Der nachfolgende Satz der Klausel unterstreicht, dass eine solche Auslegung für den rechtlich nicht vorgebildeten Mieter nicht abwegig ist. Hier wird darauf hingewiesen, dass mehrfach verspätete Mietzahlungen im Einzelfall ein Grund für eine Kündigung des Mietverhältnisses sein können. Eine Differenzierung zwischen zu vertretender und nicht zu vertretender Verzögerung enthält die Klausel gerade nicht.
Zweifel bei der Auslegung gehen zu Lasten des Verwenders (§ 305c II).
In ihrer kundenfeindlichsten Auslegung erlegt die Klausel den Beklagten das Risiko der Kündigung wegen Zahlungsverzögerungen auch dann auf, wenn diese nicht aus ihrer Sphäre stammen.

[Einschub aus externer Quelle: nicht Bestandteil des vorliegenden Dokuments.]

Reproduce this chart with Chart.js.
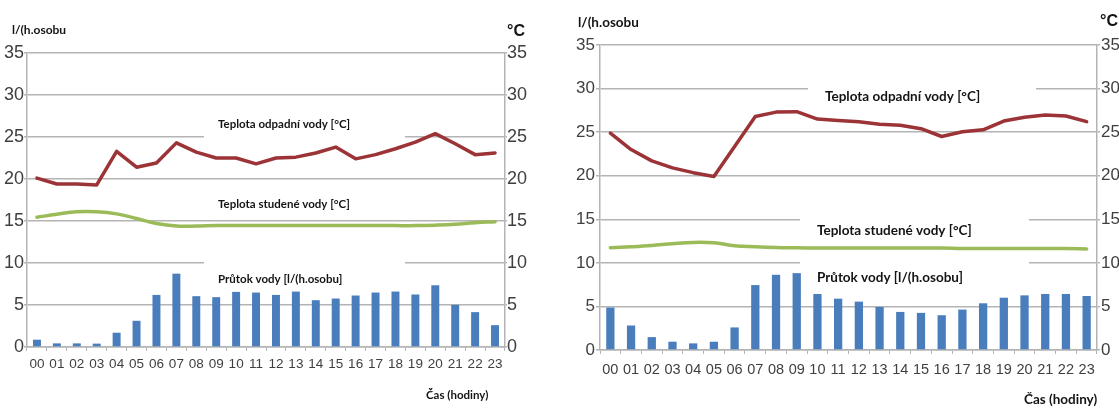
<!DOCTYPE html>
<html>
<head>
<meta charset="utf-8">
<script src="https://cdn.jsdelivr.net/npm/chart.js@4.4.1/dist/chart.umd.min.js"></script>
<style>
  html, body { margin: 0; padding: 0; background: #fff; width: 1119px; height: 414px; overflow: hidden; }
  .panel { position: absolute; top: 0; height: 414px; }
  #panelA { left: 0; width: 556px; }
  #panelB { left: 556px; width: 563px; }
</style>
</head>
<body>
<div class="panel" id="panelA"><canvas id="chartA" width="556" height="414"></canvas></div>
<div class="panel" id="panelB"><canvas id="chartB" width="563" height="414"></canvas></div>
<script>
// Hour of day
const hours = ['00','01','02','03','04','05','06','07','08','09','10','11',
               '12','13','14','15','16','17','18','19','20','21','22','23'];

// Left panel: flow [l/(h.person)], waste water and cold water temperature [°C]
const flowA  = [0.87, 0.43, 0.43, 0.40, 1.70, 3.12, 6.20, 8.73, 6.05, 5.93, 6.56, 6.48,
                6.20, 6.60, 5.57, 5.77, 6.13, 6.48, 6.60, 6.25, 7.35, 5.02, 4.15, 2.60];
const wasteA = [20.1, 19.4, 19.4, 19.3, 23.3, 21.4, 21.9, 24.3, 23.2, 22.5, 22.5, 21.8,
                22.5, 22.6, 23.1, 23.8, 22.4, 22.9, 23.6, 24.4, 25.4, 24.2, 22.9, 23.1];
const coldA  = [15.45, 15.8, 16.1, 16.1, 15.85, 15.3, 14.7, 14.4, 14.4, 14.45, 14.45, 14.45,
                14.45, 14.45, 14.45, 14.45, 14.45, 14.45, 14.45, 14.45, 14.5, 14.6, 14.8, 14.9];

// Right panel
const flowB  = [4.87, 2.81, 1.48, 0.95, 0.76, 0.95, 2.59, 7.45, 8.63, 8.82, 6.43, 5.89,
                5.55, 4.94, 4.37, 4.26, 3.99, 4.64, 5.36, 6.00, 6.27, 6.43, 6.43, 6.20];
const wasteB = [24.9, 23.0, 21.7, 20.9, 20.35, 19.9, 23.35, 26.8, 27.3, 27.35, 26.5, 26.35,
                26.2, 25.9, 25.8, 25.4, 24.5, 25.05, 25.27, 26.27, 26.7, 26.96, 26.85, 26.2];
const coldB  = [11.73, 11.85, 12.0, 12.2, 12.35, 12.3, 11.96, 11.85, 11.77, 11.73, 11.7, 11.7,
                11.7, 11.7, 11.7, 11.7, 11.7, 11.65, 11.65, 11.65, 11.65, 11.65, 11.65, 11.6];

// Shared axis range (both axes)
const axisMin = 0, axisMax = 35, axisStep = 5;

// Texts
const unitFlow   = 'l/(h.osobu';
const unitTemp   = '°C';
const timeTitle  = 'Čas (hodiny)';
const labelWaste = 'Teplota odpadní vody [°C]';
const labelCold  = 'Teplota studené vody [°C]';
const labelFlow  = 'Průtok vody [l/(h.osobu]';

const GRID = '#b4b4b4';
const TICK_TEXT = '#3f3f3f';
const BAR_BLUE = '#4a7dbb';
const WASTE_RED = '#9c3337';
const COLD_GREEN = '#9bbb59';
const LABEL_FONT = 'Lato, "Open Sans", sans-serif';
const TICK_FONT = '"Liberation Sans", Arial, sans-serif';

// Free texts and white label panels drawn under the data series
const panelText = {
  id: 'panelText',
  beforeDatasetsDraw(chart, args, opts) {
    const ctx = chart.ctx;
    ctx.save();
    ctx.fillStyle = '#ffffff';
    (opts.boxes || []).forEach(b => ctx.fillRect(b.x, b.y, b.w, b.h));
    (opts.texts || []).forEach(t => {
      ctx.font = (t.weight || 'bold') + ' ' + t.size + 'px ' + (t.family || LABEL_FONT);
      ctx.fillStyle = t.color || '#141414';
      ctx.textAlign = 'left';
      ctx.textBaseline = 'middle';
      ctx.fillText(t.text, t.x, t.y);
    });
    ctx.restore();
  }
};

function fixedSize(prop, value) {
  return function (scale) { scale[prop] = value; };
}

function buildChart(canvasId, series, lay) {
  return new Chart(document.getElementById(canvasId), {
    type: 'bar',
    data: {
      labels: hours,
      datasets: [
        { type: 'line', label: labelWaste, data: series.waste, yAxisID: 'yT',
          borderColor: WASTE_RED, borderWidth: 3.5, pointRadius: 0, tension: 0, order: 0,
          borderJoinStyle: 'round', borderCapStyle: 'round' },
        { type: 'line', label: labelCold, data: series.cold, yAxisID: 'yT',
          borderColor: COLD_GREEN, borderWidth: 3.5, pointRadius: 0, tension: 0.4, order: 0,
          borderCapStyle: 'round' },
        { type: 'bar', label: labelFlow, data: series.flow, yAxisID: 'yF',
          backgroundColor: BAR_BLUE, barPercentage: 0.4, categoryPercentage: 1, order: 1 }
      ]
    },
    options: {
      responsive: false,
      animation: false,
      devicePixelRatio: 1,
      layout: { padding: { top: lay.top, left: 0, right: 0, bottom: 0 } },
      plugins: {
        legend: { display: false },
        tooltip: { enabled: false },
        panelText: { boxes: lay.boxes, texts: lay.texts }
      },
      scales: {
        x: {
          afterFit: fixedSize('height', lay.xHeight),
          grid: { offset: true, drawOnChartArea: false, drawTicks: true, tickLength: 4, color: GRID },
          border: { display: true, color: GRID, width: 1.5 },
          ticks: { color: TICK_TEXT, padding: lay.xPad, maxRotation: 0, autoSkip: false,
                   font: { family: TICK_FONT, size: lay.xFont } }
        },
        yF: {
          position: 'left', min: axisMin, max: axisMax,
          afterFit: fixedSize('width', lay.leftW),
          grid: { color: GRID, lineWidth: 1.5, tickLength: lay.leftTick },
          border: { display: true, color: GRID, width: 1.5 },
          ticks: { stepSize: axisStep, color: TICK_TEXT, padding: lay.leftPad,
                   font: { family: TICK_FONT, size: lay.yFont } }
        },
        yT: {
          position: 'right', min: axisMin, max: axisMax,
          afterFit: fixedSize('width', lay.rightW),
          grid: { drawOnChartArea: false, color: GRID, lineWidth: 1.5, tickLength: lay.rightTick },
          border: { display: true, color: GRID, width: 1.5 },
          ticks: { stepSize: axisStep, color: TICK_TEXT, padding: lay.rightPad,
                   font: { family: TICK_FONT, size: lay.yFont } }
        }
      }
    },
    plugins: [panelText]
  });
}

// Left panel
buildChart('chartA', { flow: flowA, waste: wasteA, cold: coldA }, {
  top: 53, xHeight: 67, leftW: 27, rightW: 51,
  xFont: 13.5, xPad: 5, yFont: 18,
  leftTick: 3, leftPad: 0, rightTick: 2, rightPad: 0,
  boxes: [
    { x: 204, y: 114, w: 201, h: 27 },
    { x: 204, y: 194, w: 201, h: 20 },
    { x: 204, y: 255, w: 201, h: 35 }
  ],
  texts: [
    { text: labelWaste, x: 218, y: 124, size: 11.5 },
    { text: labelCold,  x: 218, y: 204, size: 11.5 },
    { text: labelFlow,  x: 218, y: 279, size: 11.5 },
    { text: unitFlow,   x: 12,  y: 30,  size: 12 },
    { text: unitTemp,   x: 507, y: 32,  size: 16, family: TICK_FONT },
    { text: timeTitle,  x: 426, y: 395, size: 11.5 }
  ]
});

// Right panel
buildChart('chartB', { flow: flowB, waste: wasteB, cold: coldB }, {
  top: 45, xHeight: 64, leftW: 44, rightW: 22,
  xFont: 14.5, xPad: 7, yFont: 17,
  leftTick: 4, leftPad: 1, rightTick: 3, rightPad: 1,
  boxes: [
    { x: 252, y: 82,  w: 228, h: 28 },
    { x: 244, y: 212, w: 229, h: 80 }
  ],
  texts: [
    { text: labelWaste, x: 269, y: 97,  size: 13.5 },
    { text: labelCold,  x: 261, y: 231, size: 13.5 },
    { text: labelFlow,  x: 261, y: 278, size: 13.5 },
    { text: unitFlow,   x: 22,  y: 23,  size: 13.5 },
    { text: unitTemp,   x: 544, y: 22,  size: 16, family: TICK_FONT },
    { text: timeTitle,  x: 468, y: 400, size: 13.5 }
  ]
});
</script>
</body>
</html>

Hierdurch benachteiligt die Klausel die Beklagten entgegen den Geboten von Treu und Glauben unangemessen gemäß § 307 Absatz ein Satz 1 BGB.
Auch kann die Rechtsprechung zu entsprechenden Klauseln bei Kaufleuten nicht übertragen werden.
„Ohne Erfolg verweist die Revision darauf, dass der Bundesgerichtshof die Verwendung einer Formularklausel, nach der es für die Rechtzeitigkeit der Mietzahlung ohne jede Einschränkung auf den Geldeingang beim Vermieter ankommt, bei der Miete von Geschäftsräumen gebilligt hat. Nach dem Urteil des Bundesgerichtshofs vom 24. Juni 1998 (XII ZR 195/96, BGHZ 139, 123, 125 f.) halte eine solche Rechtzeitigkeitsklausel der Inhaltskontrolle stand, wenn sie sich auf die Zahlung der laufenden Miete beziehe und die Parteien zudem Kaufleute seien; eine solche Klausel bedeute gemessen an den Bedürfnissen des modernen Zahlungsverkehrs keine unangemessene Benachteiligung des Mieters. Diese - ausdrücklich auf Kaufleute begrenzte - Bewertung ist auf Wohnraummietverhältnisse nicht übertragbar. Angesichts der schwerwiegenden Nachteile, die der Mieter im Fall des (unverschuldeten) Verlustes der Wohnung als seines räumlichen Lebensmittelpunktes zu erwarten hat (vgl. dazu BVerfGE 68, 361, 370; 79, 292, 302; 89, 1, 13; Senatsurteil vom 4. November 2015 - VIII ZR 217/14, BGHZ 207, 246 Rn. 39), hat der Vermieter kein schutzwürdiges Interesse, den Mieter für Zahlungsverzögerungen verantwortlich zu machen, die auf Fehlleistungen eingeschalteter Zahlungsdienstleister beruhen.“
Nach § 306 II kommt es auf die gesetzliche Regelung an. Hiernach war die rechtzeitige Absendung ausreichend.
3. Ergebnis
Ein Anspruch auf Räumung oder Herausgabe ergibt sich in Ermangelung eines Kündigungsgrundes nicht.
Expertentipp
I.v.F. bestünde auch keine Möglichkeit ordentlich zu kündigen, da kein berechtigtes Interesse des Vermieters gem § 573 I S. 1, II feststellbar ist.
Wiederholungsfragen:
- Auf welchen Zeitpunkt kommt es an, um die Rechtzeitigkeit einer Mietzahlung zu bestimmen?
- Kann die Richtlinie zur Bekämpfung von Zahlungsverzug im Geschäftsverkehr an dieser Einschätzung etwas ändern?